(Given instruction) Omit all pictures. Copy the rest of the material exactly.

(Dataset content)
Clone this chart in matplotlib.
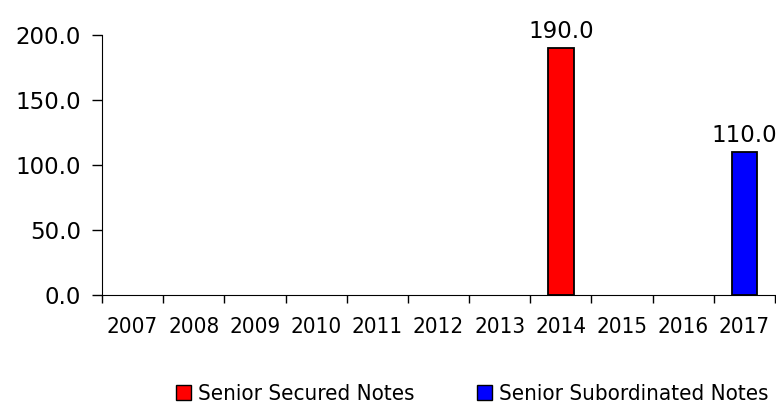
import matplotlib.pyplot as plt
from matplotlib.patches import Patch
import numpy as np

years = ['2007', '2008', '2009', '2010', '2011', '2012', '2013', '2014', '2015', '2016', '2017']
secured = [0, 0, 0, 0, 0, 0, 0, 190.0, 0, 0, 0]
subordinated = [0, 0, 0, 0, 0, 0, 0, 0, 0, 0, 110.0]
y_ticks = [0, 50, 100, 150, 200]

fig = plt.figure(figsize=(7.76, 4.04), dpi=100)
ax = fig.add_axes([0.1314, 0.2698, 0.8673, 0.6436])

x = np.arange(len(years))
# zero values are left out (no bar drawn)
sec = np.array([v if v > 0 else np.nan for v in secured])
sub = np.array([v if v > 0 else np.nan for v in subordinated])
ax.bar(x, sec, width=0.42, color='#ff0000', edgecolor='black', linewidth=1.3)
ax.bar(x, sub, width=0.42, color='#0000ff', edgecolor='black', linewidth=1.3)

for i in range(len(years)):
    for v in (secured[i], subordinated[i]):
        if v > 0:
            ax.annotate(f'{v:.1f}', (x[i], v), xytext=(0, 3.5), textcoords='offset points',
                        ha='center', va='bottom', fontsize=16.5, family='DejaVu Sans')

ax.set_xlim(-0.5, len(years) - 0.5)
ax.set_ylim(0, 200)
ax.set_yticks(y_ticks)
ax.set_yticklabels([f'{t:.1f}' for t in y_ticks], fontsize=16.5, family='DejaVu Sans')
ax.tick_params(axis='y', length=7, width=1, pad=8)

# tick marks between categories, labels under categories
ax.set_xticks(np.arange(-0.5, len(years), 1.0))
ax.set_xticklabels([])
ax.tick_params(axis='x', which='major', length=6, width=1)
ax.set_xticks(x, minor=True)
ax.set_xticklabels(years, minor=True, fontsize=16, family='DejaVu Sans', stretch='condensed')
ax.tick_params(axis='x', which='minor', length=0, pad=16)

for s in ['top', 'right']:
    ax.spines[s].set_visible(False)

handles = [Patch(facecolor='#ff0000', edgecolor='black', label='Senior Secured Notes'),
           Patch(facecolor='#0000ff', edgecolor='black', label='Senior Subordinated Notes')]
fig.legend(handles=handles, loc='center', bbox_to_anchor=(0.609, 0.024), ncol=2, frameon=False,
           prop={'family': 'DejaVu Sans', 'size': 16, 'stretch': 'condensed'},
           borderpad=0, handlelength=0.68, handleheight=0.68, handletextpad=0.32, columnspacing=2.8)

plt.savefig('out.png', dpi=100)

(Exercise response)
Clone this chart in matplotlib.
import matplotlib.pyplot as plt
from matplotlib.patches import Patch
import numpy as np

years = ['2007', '2008', '2009', '2010', '2011', '2012', '2013', '2014', '2015', '2016', '2017']
secured = [0, 0, 0, 0, 0, 0, 0, 190.0, 0, 0, 0]
subordinated = [0, 0, 0, 0, 0, 0, 0, 0, 0, 0, 110.0]
y_ticks = [0, 50, 100, 150, 200]

fig = plt.figure(figsize=(7.76, 4.04), dpi=100)
ax = fig.add_axes([0.1314, 0.2698, 0.8673, 0.6436])

x = np.arange(len(years))
# zero values are left out (no bar drawn)
sec = np.array([v if v > 0 else np.nan for v in secured])
sub = np.array([v if v > 0 else np.nan for v in subordinated])
ax.bar(x, sec, width=0.42, color='#ff0000', edgecolor='black', linewidth=1.3)
ax.bar(x, sub, width=0.42, color='#0000ff', edgecolor='black', linewidth=1.3)

for i in range(len(years)):
    for v in (secured[i], subordinated[i]):
        if v > 0:
            ax.annotate(f'{v:.1f}', (x[i], v), xytext=(0, 3.5), textcoords='offset points',
                        ha='center', va='bottom', fontsize=16.5, family='DejaVu Sans')

ax.set_xlim(-0.5, len(years) - 0.5)
ax.set_ylim(0, 200)
ax.set_yticks(y_ticks)
ax.set_yticklabels([f'{t:.1f}' for t in y_ticks], fontsize=16.5, family='DejaVu Sans')
ax.tick_params(axis='y', length=7, width=1, pad=8)

# tick marks between categories, labels under categories
ax.set_xticks(np.arange(-0.5, len(years), 1.0))
ax.set_xticklabels([])
ax.tick_params(axis='x', which='major', length=6, width=1)
ax.set_xticks(x, minor=True)
ax.set_xticklabels(years, minor=True, fontsize=16, family='DejaVu Sans', stretch='condensed')
ax.tick_params(axis='x', which='minor', length=0, pad=16)

for s in ['top', 'right']:
    ax.spines[s].set_visible(False)

handles = [Patch(facecolor='#ff0000', edgecolor='black', label='Senior Secured Notes'),
           Patch(facecolor='#0000ff', edgecolor='black', label='Senior Subordinated Notes')]
fig.legend(handles=handles, loc='center', bbox_to_anchor=(0.609, 0.024), ncol=2, frameon=False,
           prop={'family': 'DejaVu Sans', 'size': 16, 'stretch': 'condensed'},
           borderpad=0, handlelength=0.68, handleheight=0.68, handletextpad=0.32, columnspacing=2.8)

plt.savefig('out.png', dpi=100)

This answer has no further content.